Resolved Indifference The “That’s just the way I am” response:  Some babies are born with a happy disposition as noticeable as their long eyelashes.  Others seem ill tempered from the cradle.  In Gross National Happiness Arthur Brooks summarizes decades of research and says that half of a person’s happiness is the product of nature.  He says the other half is a product of nurture.  How should you respond to such research?  Will you focus on the 50% that seemingly justifies a resolved indifference or will you focus on the 50% that encourages you to improve your happiness?  If people jump at investments that can increase their money by 20%, why wouldn’t they jump at the chance to increase happiness by 50%?

Which excuses have you used?  Are you ready to admit they are bad excuses, and let them go? Here’s my advice:

Consider if you are in denial.  Has more than one person reflected that you seem overly focused on negative things in your life?  Consider the possibility that you’re behaving like a pessimist, not a realist.  Focus on things that are good, right and lovely. Memorize Philippians 4:8.

Identify ways you justify a negative attitude.  Do you regularly seek ways to buffer yourself from potential bad outcomes.  Such behavior may protect you from being surprised by bad news, but have you considered the cost — joy often needlessly surrendered?  Only God can provide refuge sufficient to protect you from what you fear.  Investigate Jesus who lived, died and rose again to ensure no tragedy long endures.

Stop blaming others and take responsibility. Don’t give others the privilege or the power to steal your hope.  Only you can choose joy.  You must take responsibility for your attitude.  When St.
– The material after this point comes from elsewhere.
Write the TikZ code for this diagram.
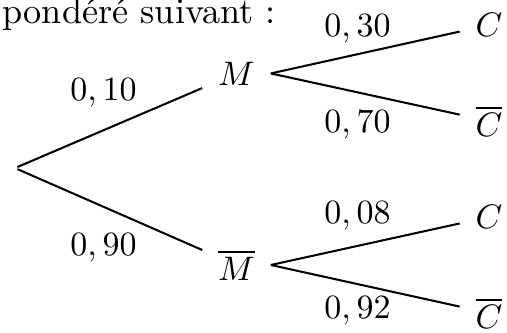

Paul wrote his famous words, “I can do all things through Christ who gives me strength”, he was referring to God’s enabling power for contentment and joy despite tragic situations (Philippians 4: 11-13).

Be resolved to get help.  Make friends with an optimist.  Read several good books.  I recommend Streams in the Desert (Christian Devotional) and Learned Optimism (Secular Scientific). You may start out behind the pack, but you can catch up, and surpass the hopefulness of even natural born optimists.